--- Start of MATERIAL SHOWN ---

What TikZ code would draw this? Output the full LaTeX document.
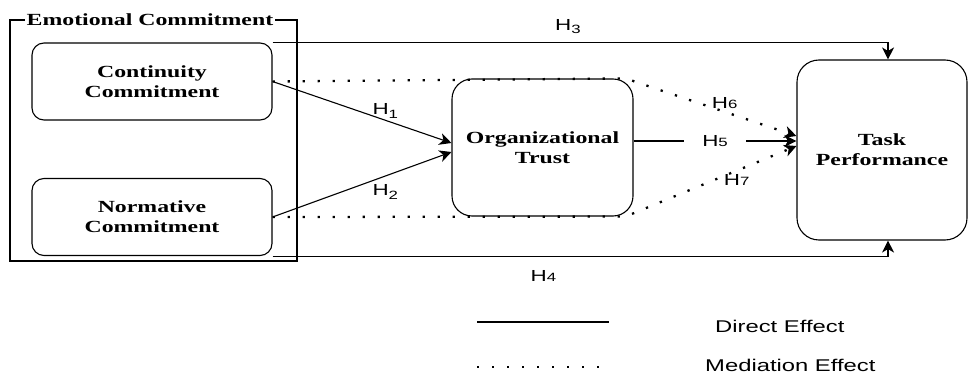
\documentclass[tikz,border=0pt]{standalone}
\usepackage{fontspec}
\usetikzlibrary{arrows.meta}
\newfontfamily\boxfont{Liberation Serif}[FakeStretch=1.4]
\newfontfamily\lblfont{Liberation Sans}[FakeStretch=1.4]
\newcommand{\hsub}[1]{H\raisebox{-3.5pt}{\fontsize{12}{12}\selectfont #1}}
\newcommand{\hnum}[1]{H{\fontsize{12}{12}\selectfont #1}}

\begin{document}
\begin{tikzpicture}[x=1pt,y=-1pt]

%
% Styles
%
\tikzstyle{construct} = [draw,line width=1.1pt,rounded corners=12pt,align=center,inner sep=0pt,
                         font=\boxfont\bfseries\fontsize{17}{20}\selectfont]
\tikzstyle{group}     = [draw,line width=1.1pt,inner sep=0pt]
\tikzstyle{title}     = [fill=white,inner xsep=2pt,inner ysep=0pt,font=\boxfont\bfseries\fontsize{17}{20}\selectfont]
\tikzstyle{direct}    = [-{Stealth[length=12pt,width=12pt,inset=3.5pt]},line width=1.1pt]
\tikzstyle{mediate}   = [-{Stealth[length=12pt,width=12pt,inset=3.5pt]},line width=2.3pt,dash pattern=on 2.3pt off 12.7pt]
\tikzstyle{hlbl}      = [inner sep=1pt,font=\lblfont\fontsize{16}{16}\selectfont]
\tikzstyle{legend}    = [inner sep=0pt,font=\lblfont\fontsize{17}{17}\selectfont]

\useasboundingbox (0,0) rectangle (968,374);

\node[group] (emo) at (153.5,140.5) [minimum width=287pt,minimum height=241pt] {};
\node[title,anchor=west] (emotitle) at ([xshift=15pt]emo.north west) {Emotional Commitment};

\node[construct] (cont)  at (152,81.5) [minimum width=240pt,minimum height=77pt] {Continuity\\Commitment};
\node[construct] (norm)  at (152,217)  [minimum width=240pt,minimum height=77pt] {Normative\\Commitment};
\node[construct] (trust) at (542.5,147.5) [minimum width=181pt,minimum height=137pt,rounded corners=20pt] {Organizational\\Trust};
\node[construct] (task)  at (882,150) [minimum width=170pt,minimum height=180pt,rounded corners=22pt] {Task\\Performance};

\coordinate (tt) at ([xshift=-8pt]trust.north east);
\coordinate (tb) at ([xshift=-8pt]trust.south east);

\draw[direct]  (cont.east) -- node[hlbl,pos=0.63,yshift=9pt] {\hsub{1}} ([yshift=4.5pt]trust.west);
\draw[direct]  (norm.east) -- node[hlbl,pos=0.63,yshift=-16pt] {\hsub{2}} ([yshift=-4.5pt]trust.west);
\draw[direct]  (cont.north east) -| node[hlbl,pos=0.24,yshift=16pt] {\hsub{3}} ([xshift=6pt]task.north);
\draw[direct]  (norm.south east) -| node[hlbl,pos=0.22,yshift=-20pt] {\hnum{4}} ([xshift=6pt]task.south);
\draw[direct]  ([yshift=6.5pt]trust.east) -- node[hlbl,fill=white,inner xsep=18pt] {\hnum{5}} ([yshift=9pt]task.west);
\draw[mediate] (cont.east) -- (tt) -- node[hlbl,pos=0.58,yshift=9pt] {\hnum{6}} ([yshift=14pt]task.west);
\draw[mediate] (norm.east) -- (tb) -- node[hlbl,pos=0.65,yshift=-9.5pt] {\hnum{7}} ([yshift=4pt]task.west);

% legend
\coordinate (d1) at (477,322);
\coordinate (d2) at (609,322);
\coordinate (m1) at (477,367);
\coordinate (m2) at (609,367);
\draw[line width=1.1pt] (d1) -- (d2);
\draw[line width=2.3pt,dash pattern=on 2.3pt off 12.7pt] (m1) -- (m2);
\node[legend,anchor=base west] (ldirect) at (715,332) {Direct Effect};
\node[legend,anchor=base west] (lmediate) at (705,371) {Mediation Effect};

\end{tikzpicture}
\end{document}
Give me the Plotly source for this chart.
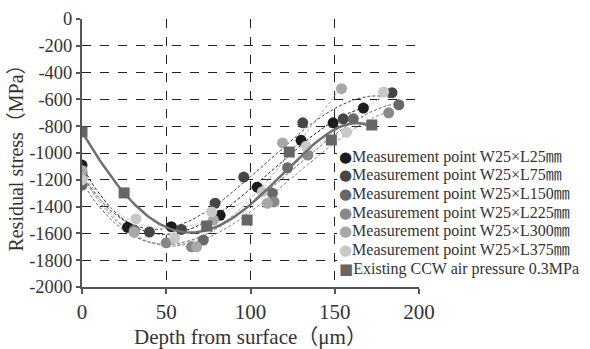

--- End of MATERIAL SHOWN ---

Without including any pictures, print each record exactly.

What TikZ code would draw this? Output the full LaTeX document.
\documentclass[tikz,border=0pt]{standalone}
\usepackage{fontspec}
\usetikzlibrary{arrows.meta}
\newfontfamily\boxfont{Liberation Serif}[FakeStretch=1.4]
\newfontfamily\lblfont{Liberation Sans}[FakeStretch=1.4]
\newcommand{\hsub}[1]{H\raisebox{-3.5pt}{\fontsize{12}{12}\selectfont #1}}
\newcommand{\hnum}[1]{H{\fontsize{12}{12}\selectfont #1}}

\begin{document}
\begin{tikzpicture}[x=1pt,y=-1pt]

%
% Styles
%
\tikzstyle{construct} = [draw,line width=1.1pt,rounded corners=12pt,align=center,inner sep=0pt,
                         font=\boxfont\bfseries\fontsize{17}{20}\selectfont]
\tikzstyle{group}     = [draw,line width=1.1pt,inner sep=0pt]
\tikzstyle{title}     = [fill=white,inner xsep=2pt,inner ysep=0pt,font=\boxfont\bfseries\fontsize{17}{20}\selectfont]
\tikzstyle{direct}    = [-{Stealth[length=12pt,width=12pt,inset=3.5pt]},line width=1.1pt]
\tikzstyle{mediate}   = [-{Stealth[length=12pt,width=12pt,inset=3.5pt]},line width=2.3pt,dash pattern=on 2.3pt off 12.7pt]
\tikzstyle{hlbl}      = [inner sep=1pt,font=\lblfont\fontsize{16}{16}\selectfont]
\tikzstyle{legend}    = [inner sep=0pt,font=\lblfont\fontsize{17}{17}\selectfont]

\useasboundingbox (0,0) rectangle (968,374);

\node[group] (emo) at (153.5,140.5) [minimum width=287pt,minimum height=241pt] {};
\node[title,anchor=west] (emotitle) at ([xshift=15pt]emo.north west) {Emotional Commitment};

\node[construct] (cont)  at (152,81.5) [minimum width=240pt,minimum height=77pt] {Continuity\\Commitment};
\node[construct] (norm)  at (152,217)  [minimum width=240pt,minimum height=77pt] {Normative\\Commitment};
\node[construct] (trust) at (542.5,147.5) [minimum width=181pt,minimum height=137pt,rounded corners=20pt] {Organizational\\Trust};
\node[construct] (task)  at (882,150) [minimum width=170pt,minimum height=180pt,rounded corners=22pt] {Task\\Performance};

\coordinate (tt) at ([xshift=-8pt]trust.north east);
\coordinate (tb) at ([xshift=-8pt]trust.south east);

\draw[direct]  (cont.east) -- node[hlbl,pos=0.63,yshift=9pt] {\hsub{1}} ([yshift=4.5pt]trust.west);
\draw[direct]  (norm.east) -- node[hlbl,pos=0.63,yshift=-16pt] {\hsub{2}} ([yshift=-4.5pt]trust.west);
\draw[direct]  (cont.north east) -| node[hlbl,pos=0.24,yshift=16pt] {\hsub{3}} ([xshift=6pt]task.north);
\draw[direct]  (norm.south east) -| node[hlbl,pos=0.22,yshift=-20pt] {\hnum{4}} ([xshift=6pt]task.south);
\draw[direct]  ([yshift=6.5pt]trust.east) -- node[hlbl,fill=white,inner xsep=18pt] {\hnum{5}} ([yshift=9pt]task.west);
\draw[mediate] (cont.east) -- (tt) -- node[hlbl,pos=0.58,yshift=9pt] {\hnum{6}} ([yshift=14pt]task.west);
\draw[mediate] (norm.east) -- (tb) -- node[hlbl,pos=0.65,yshift=-9.5pt] {\hnum{7}} ([yshift=4pt]task.west);

% legend
\coordinate (d1) at (477,322);
\coordinate (d2) at (609,322);
\coordinate (m1) at (477,367);
\coordinate (m2) at (609,367);
\draw[line width=1.1pt] (d1) -- (d2);
\draw[line width=2.3pt,dash pattern=on 2.3pt off 12.7pt] (m1) -- (m2);
\node[legend,anchor=base west] (ldirect) at (715,332) {Direct Effect};
\node[legend,anchor=base west] (lmediate) at (705,371) {Mediation Effect};

\end{tikzpicture}
\end{document}
Give me the Plotly source for this chart.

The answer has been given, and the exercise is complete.